There has been a lot of talk in our industry of consumers cutting their cable TV services in favor of online video content offerings, but that's more myth than fact. Yes, some consumers who don't watch a lot of TV or only watch shows that are available over-the-air (OTA) or with a Netflix subscription may be canceling their cable. But for the vast majority of consumers, getting rid of cable TV is not an option, and the number of cable TV subscriptions is actually going up, not down. Some are predicting that as long as the cable companies can offer the service for free with the knowledge that consumers will use it, the value proposition for the cable companies is that it will allow them to retain their subscribers.

Who's Going to Pay for It?
But no cable company can afford to offer a TV Everywhere product if they aren't recouping what it costs them to operate it. While Comcast and others have talked about using online video advertising as a way to pay for it, let's be real. Video advertising alone will not pay for the costs associated with a TV Everywhere offering. In the end, cable companies will either raise our bills each month to pay for the so-called "free" offering, or they will charge an additional fee per month on top of our cable bill. While there is nothing wrong with them offering a new service at an additional price, the majority of consumers won't pay for it.
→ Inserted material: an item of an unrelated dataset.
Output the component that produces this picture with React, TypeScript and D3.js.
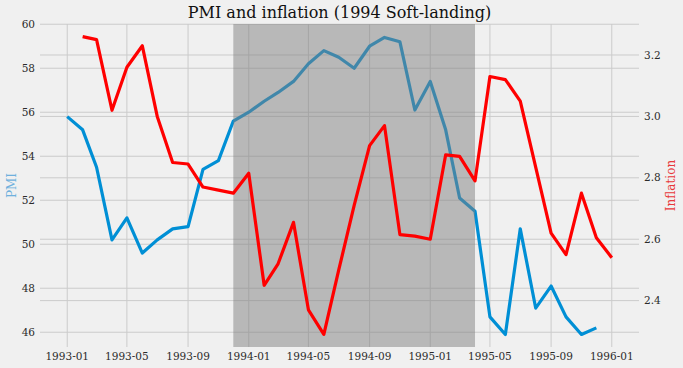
import React from 'react';
import * as d3 from 'd3';

// months 1993-01 .. 1996-01
const months = [
  '1993-01', '1993-02', '1993-03', '1993-04', '1993-05', '1993-06', '1993-07', '1993-08', '1993-09', '1993-10', '1993-11', '1993-12',
  '1994-01', '1994-02', '1994-03', '1994-04', '1994-05', '1994-06', '1994-07', '1994-08', '1994-09', '1994-10', '1994-11', '1994-12',
  '1995-01', '1995-02', '1995-03', '1995-04', '1995-05', '1995-06', '1995-07', '1995-08', '1995-09', '1995-10', '1995-11', '1995-12',
  '1996-01',
];

// PMI: 1993-01 .. 1995-12
const pmiMonths = months.slice(0, 36);
const pmi = [
  55.8, 55.2, 53.5, 50.2, 51.2, 49.6, 50.2, 50.7, 50.8, 53.4, 53.8, 55.6,
  56.0, 56.5, 56.9, 57.4, 58.2, 58.8, 58.5, 58.0, 59.0, 59.4, 59.2, 56.1,
  57.4, 55.2, 52.1, 51.5, 46.7, 45.9, 50.7, 47.1, 48.1, 46.7, 45.9, 46.2,
];

// inflation: 1993-02 .. 1996-01
const inflationMonths = months.slice(1);
const inflation = [
  3.26, 3.25, 3.02, 3.16, 3.23, 3.0, 2.85, 2.845, 2.77, 2.76, 2.75,
  2.815, 2.45, 2.52, 2.655, 2.37, 2.29, 2.5, 2.71, 2.905, 2.97, 2.615, 2.61,
  2.6, 2.875, 2.87, 2.79, 3.13, 3.12, 3.05, 2.835, 2.62, 2.55, 2.75, 2.605,
  2.54,
];

const xTicks = ['1993-01', '1993-05', '1993-09', '1994-01', '1994-05', '1994-09', '1995-01', '1995-05', '1995-09', '1996-01'];
const pmiTicks = [46, 48, 50, 52, 54, 56, 58, 60];
const inflationTicks = [2.4, 2.6, 2.8, 3.0, 3.2];
const span = ['1993-12', '1995-04'];

const W = 683;
const H = 368;
const left = 40;
const right = 639;
const top = 24;
const bottom = 347;
const FONT = '"DejaVu Serif", serif';

const parse = d3.timeParse('%Y-%m');

export default function App() {
  const first = parse(months[0]) as Date;
  const last = parse(months[months.length - 1]) as Date;
  const pad = (last.getTime() - first.getTime()) * 0.05;

  const x = d3.scaleTime()
    .domain([new Date(first.getTime() - pad), new Date(last.getTime() + pad)])
    .range([left, right]);
  const yL = d3.scaleLinear().domain([45.33, 60.01]).range([bottom, top]);
  const yR = d3.scaleLinear().domain([2.249, 3.301]).range([bottom, top]);

  const pmiLine = d3.line<number>()
    .x((d, i) => x(parse(pmiMonths[i]) as Date))
    .y(d => yL(d));
  const infLine = d3.line<number>()
    .x((d, i) => x(parse(inflationMonths[i]) as Date))
    .y(d => yR(d));

  const sx0 = x(parse(span[0]) as Date);
  const sx1 = x(parse(span[1]) as Date);

  return (
    <svg width={W} height={H} style={{ position: 'absolute', left: 0, top: 0, background: '#f0f0f0' }}>
      <rect x={0} y={0} width={W} height={H} fill="#f0f0f0" />
      {/* grids */}
      <g stroke="#cbcbcb" strokeWidth={1}>
        {xTicks.map(t => {
          const px = x(parse(t) as Date);
          return <line key={'vx' + t} x1={px} x2={px} y1={top} y2={bottom} />;
        })}
        {pmiTicks.map(t => (
          <line key={'gl' + t} x1={left} x2={right} y1={yL(t)} y2={yL(t)} />
        ))}
        {inflationTicks.map(t => (
          <line key={'gr' + t} x1={left} x2={right} y1={yR(t)} y2={yR(t)} />
        ))}
      </g>
      <path d={pmiLine(pmi) || ''} fill="none" stroke="#008fd5" strokeWidth={3.2} strokeLinejoin="round" />
      <rect x={sx0} y={top} width={sx1 - sx0} height={bottom - top} fill="#808080" fillOpacity={0.5} />
      <path d={infLine(inflation) || ''} fill="none" stroke="#ff0000" strokeWidth={3.2} strokeLinejoin="round" />

      <g fontFamily={FONT} fontSize={10.5} fill="#2b2b2b">
        {xTicks.map(t => (
          <text key={'xt' + t} x={x(parse(t) as Date)} y={360} textAnchor="middle">{t}</text>
        ))}
        {pmiTicks.map(t => (
          <text key={'lt' + t} x={35} y={yL(t)} dy="0.35em" textAnchor="end">{t}</text>
        ))}
        {inflationTicks.map(t => (
          <text key={'rt' + t} x={644} y={yR(t)} dy="0.35em" textAnchor="start">{t.toFixed(1)}</text>
        ))}
      </g>

      <text x={12} y={(top + bottom) / 2} transform={`rotate(-90 12 ${(top + bottom) / 2})`} dy="0.35em"
        textAnchor="middle" fontFamily={FONT} fontSize={12} fill="#6fb0dd">PMI</text>
      <text x={671} y={(top + bottom) / 2} transform={`rotate(-90 671 ${(top + bottom) / 2})`} dy="0.35em"
        textAnchor="middle" fontFamily={FONT} fontSize={12} fill="#e8383b">Inflation</text>

      <text x={(left + right) / 2} y={18} textAnchor="middle" fontFamily={FONT} fontSize={16} fill="#111">
        PMI and inflation (1994 Soft-landing)
      </text>
    </svg>
  );
}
If there is one thing that consumers have clearly told content owners, it is that they are not willing to pay for the same piece of content multiple times. We already pay for cable; now we have to pay more each month simply to watch that same content on a different device? Consumers won't stand for that. Sure, the cable companies would get some users to pay more each month for the service, but not in the numbers they would need to cover their costs. Just think how much it costs to deliver a 500Kbps video on the internet today and then multiply that cost by a factor of six for a TV Everywhere offering that would probably deliver video at around 3Mbps or more.

While much of the content could be delivered via the cable operators' closed networks-which would be cheaper than using a CDN for delivery-it would still cost on average a few cents per hour, per user for the cable companies to deliver high-quality video. And if they wanted to deliver it in HD, which is typically around at 3Mbps or more, the cost could potentially be even higher.

You can read the rest of this white paper from's Think Series, sponsored by Internap, for free here.

  • Dan,
    Just read through the entire white paper you’ve written. Very well done, and an extremely interesting read, but I’m curious about whether consumers have actually even expressed an interest in experiencing TV “everywhere”.
    I would think that before going into a discussion about who’d pay for it, and how it would be implemented, there’d be a whole lot of data about how much of a real demand there is for it.
    Is there any data to validate that?

  • Hi Preetam, you hit the nail on the head. To date I have seen only one study that says consumers want to be able to have more video options with their cable companies. Duh. Like we need a study to tell us that? What the study didn’t tell us is exactly what they want and more importantly, what they are willing to pay or not pay for. This is typical of many products and services in the market. Companies built them, hype the service, roll it out and then ask if it is something consumers want.
    While the cable companies are quick to say that TV Everywhere services add a lot of “value” to their offering, they don’t say to whom. Value to the consumer? Ok, great. But who’s saying that? The cable company or the consumer? If it’s the consumer, show us what they are asking for, what the define as value and what the business is that can support it.

  • Charles

    It isn’t surprising to me that Cable Companies want to dominate and control new platforms. While your article above makes interesting points, it misses that part of the goal of TV Everywhere is gaining more control over the digital content windows. MSOs can and WILL use TV Everywhere to restrict content going to other digital platforms including Hulu, Netflix, Amazon etc. With initiatives like this we must remember that the MSOs are operating to keep themselves in business first and to benefit their customers second.